Sports Illustrated was his first big bite as a fish painter, followed by National Geographic and Field & Stream.  They all went for his ability to create multiple dramatic images of a single species for their big color spreads.  He started out with his beloved striped bass, then painted everything from bluefish to bluefin.  Magazines sent him out on expeditions, and off to sailfish tournaments in Palm Beach and blue marlin competitions in St. Thomas.  It helped that his assignments put him eye-to-eye with potential buyers at a milestone moment in their sporting life.  These events opened him to invitations onto sportfishing yachts, where he could take notes and sketch the fish on the end of the line, and dive among them in the open sea. 

It’s not easy to communicate an underwater universe with no horizon, no vanishing point, and infinite depth below.  Meltzoff developed his own “visual systems” to establish wet-world depth of field and perspective.  For scale, and to distinguish who is near and who is far, his “tricks” included overlapping fishes of different sizes such as bluefin tuna and orca.

Stanley Meltzoff, Swordfish 4, Broadbill, Mako and Sea Arrows

Meltzoff used the angle of light and quality of shadow to express the weather and time of day.  To brighten highlights, he used subtle handling of the surrounding dark areas, employing different ranges of shading and clarity of detail for each zone. Sometimes the underwater visibility is as clear as ice; or murky from bonefish muddying up sand and shell dust; or percolating with the bubbly whish of a boat propeller speeding away, as in Marlin Running, Boat Backing Down.   

In the ocean, starting at about twenty feet deep, red, orange, yellow, then finally green colors simply disappear until you are left in an impressionist rainbow of reflected and refracted blues, which is what Meltzoff painted.  But he recolored the corals and algae as if in shallower water still capturing the sun.  He could envision color values in his head, converting the greyscale at sunless sixty-plus-feet deep into full color, as in Jewfish 6, Sabbath Reef Worship.  

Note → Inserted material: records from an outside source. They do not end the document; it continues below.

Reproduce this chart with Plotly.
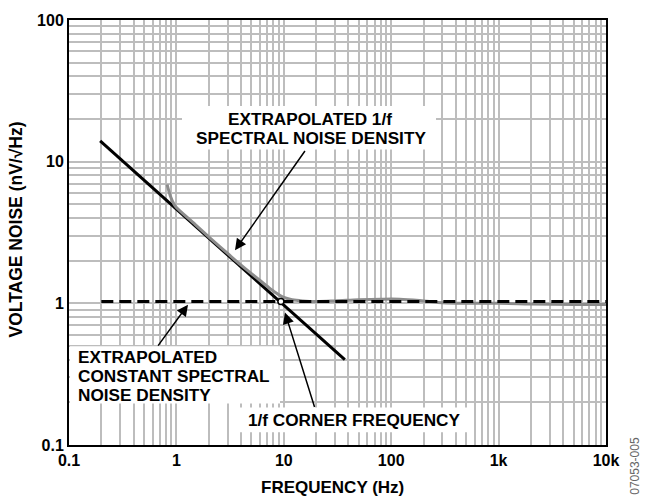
import numpy as np
import plotly.graph_objects as go

# measured noise curve
meas_freq = [0.82, 0.88, 0.95, 1.0, 1.5, 2, 3, 4, 5, 6, 7, 8, 10, 12, 15, 20, 30, 50, 80, 120, 200, 300, 500, 1000, 2000, 5000, 10000]
meas_noise = [6.9, 5.7, 5.0, 4.75, 3.6, 2.95, 2.25, 1.86, 1.62, 1.45, 1.32, 1.22, 1.1, 1.06, 1.04, 1.03, 1.04, 1.06, 1.07, 1.07, 1.04, 1.01, 1.0, 1.0, 0.99, 0.98, 0.98]

# extrapolated 1/f line
onef_freq = [0.195, 37]
onef_noise = [14, 0.40]

# extrapolated white noise level
flat_freq = [0.2, 10000]
flat_noise = [1.03, 1.03]

# corner point
corner_freq = [9.4]
corner_noise = [1.03]

x_ticks = [0.1, 1, 10, 100, 1000, 10000]
x_labels = ["0.1", "1", "10", "100", "1k", "10k"]
y_ticks = [0.1, 1, 10, 100]
y_labels = ["0.1", "1", "10", "100"]

FONT = "Liberation Sans, Arial, sans-serif"

def minor_vals(lo, hi):
    v = []
    for d in range(lo, hi):
        for m in range(2, 10):
            v.append(m * 10.0 ** d)
    return v

fig = go.Figure()
fig.add_trace(go.Scatter(x=onef_freq, y=onef_noise, mode="lines",
                         line=dict(color="black", width=3), hoverinfo="skip"))
fig.add_trace(go.Scatter(x=meas_freq, y=meas_noise, mode="lines", line_shape="spline",
                         line=dict(color="#8c8c8c", width=3), hoverinfo="skip"))
fig.add_trace(go.Scatter(x=flat_freq, y=flat_noise, mode="lines",
                         line=dict(color="black", width=3.2, dash="12px,6px"), hoverinfo="skip"))
fig.add_trace(go.Scatter(x=corner_freq, y=corner_noise, mode="markers",
                         marker=dict(color="white", size=6, line=dict(color="black", width=1.5)),
                         hoverinfo="skip"))

grid = "#bdbdbd"
axis_common = dict(type="log", showline=True, linecolor="black", linewidth=2, mirror=True,
                   showgrid=True, gridcolor=grid, gridwidth=1.5, ticks="",
                   tickfont=dict(family=FONT, size=16, color="black", weight="bold"),
                   zeroline=False)

fig.update_xaxes(range=[-1, 4], tickvals=x_ticks, ticktext=x_labels,
                 minor=dict(tickvals=minor_vals(-1, 4), showgrid=True, gridcolor=grid, gridwidth=1.5),
                 **axis_common)
fig.update_yaxes(range=[-1, 2], tickvals=y_ticks, ticktext=y_labels,
                 minor=dict(tickvals=minor_vals(-1, 2), showgrid=True, gridcolor=grid, gridwidth=1.5),
                 **axis_common)

afont = dict(family=FONT, size=17.2, color="black", weight="bold")

XR, YR = "x domain", "y domain"

def px2x(px):
    return (px - 69) / 537.0

def px2y(py):
    return (445 - py) / 430.0

def label(text, x, y, xanchor="center", font=afont, angle=0):
    return dict(text=text, x=px2x(x), y=px2y(y), xref=XR, yref=YR, showarrow=False,
                xanchor=xanchor, yanchor="middle", font=font, textangle=angle)

def arrow(x0, y0, x1, y1):
    return dict(text="", x=px2x(x1), y=px2y(y1), ax=px2x(x0), ay=px2y(y0),
                xref=XR, yref=YR, axref=XR, ayref=YR,
                showarrow=True, arrowhead=2, arrowsize=1.5, arrowwidth=1.5, arrowcolor="black")

def box(x0, y0, x1, y1):
    return dict(type="rect", xref=XR, yref=YR, x0=px2x(x0), x1=px2x(x1), y0=px2y(y1), y1=px2y(y0),
                fillcolor="white", line=dict(width=0), layer="above")

shapes = [box(182, 102, 436, 146), box(70, 345, 280, 403), box(238, 407, 467, 432)]

annotations = [
    label("EXTRAPOLATED 1/f", 310, 115),
    label("SPECTRAL NOISE DENSITY", 311, 134),
    label("EXTRAPOLATED", 76, 356),
    label("CONSTANT SPECTRAL", 76, 375),
    label("NOISE DENSITY", 76, 394),
    label("1/f CORNER FREQUENCY", 354, 419.5),
    arrow(306, 146, 235, 248),
    arrow(157, 346, 188, 303),
    arrow(315, 408, 285, 311),
    label("FREQUENCY (Hz)", 332, 488, font=dict(family=FONT, size=17, color="black", weight="bold")),
    label("VOLTAGE NOISE (nV/√Hz)", 16, 227, font=dict(family=FONT, size=17.5, color="black", weight="bold"), angle=-90),
    label("07053-005", 635, 466, font=dict(family=FONT, size=12, color="#666666"), angle=-90),
]
for a in annotations[2:5]:
    a["xanchor"] = "left"

fig.update_layout(
    width=646, height=498,
    margin=dict(l=69, r=40, t=15, b=53),
    paper_bgcolor="white", plot_bgcolor="white",
    showlegend=False,
    shapes=shapes,
    annotations=annotations,
)

fig.write_html("out.html")
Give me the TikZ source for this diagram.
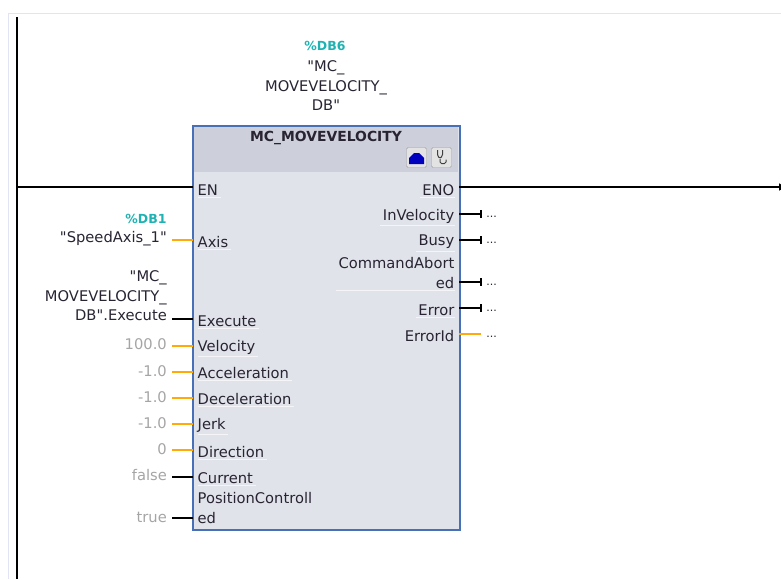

Stanley Meltzoff, Self-portrait as a middle-aged Neptune

Meltzoff swam with fish, studied, photographed, and sketched them in the field, in aquariums and his handy studio tank.  He dived with sailfish, and blue and striped marlin.  He herded and confined fish close to shore in temporary weirs and basins.  He hung fresh, often gifted, specimens from the ceiling of his studio with pins and wire, which helped solve any questions of anatomy. He worked out the lighting and shading using clay models of his subjects, casting them in the light for that sea, in that season, at that depth, from that angle, at that time of day, under those waves and wind.  

Like generations of artists before him, Meltzoff underpainted his canvases with either gouache or gesso, depending on the brushwork and texture he wanted to achieve.  He built his fish from the inside out, filling out the flesh with overpainting.  Then the skin, which required its own five layers of primer and paint. Last came Meltzoff’s miraculous translation of ocean water.  Amen.

Stanley Meltzoff’s self-portrait as an older Neptune gives Brooke Chilvers the uncanny feeling that had she met Stanley Meltzoff, they would have become good friends.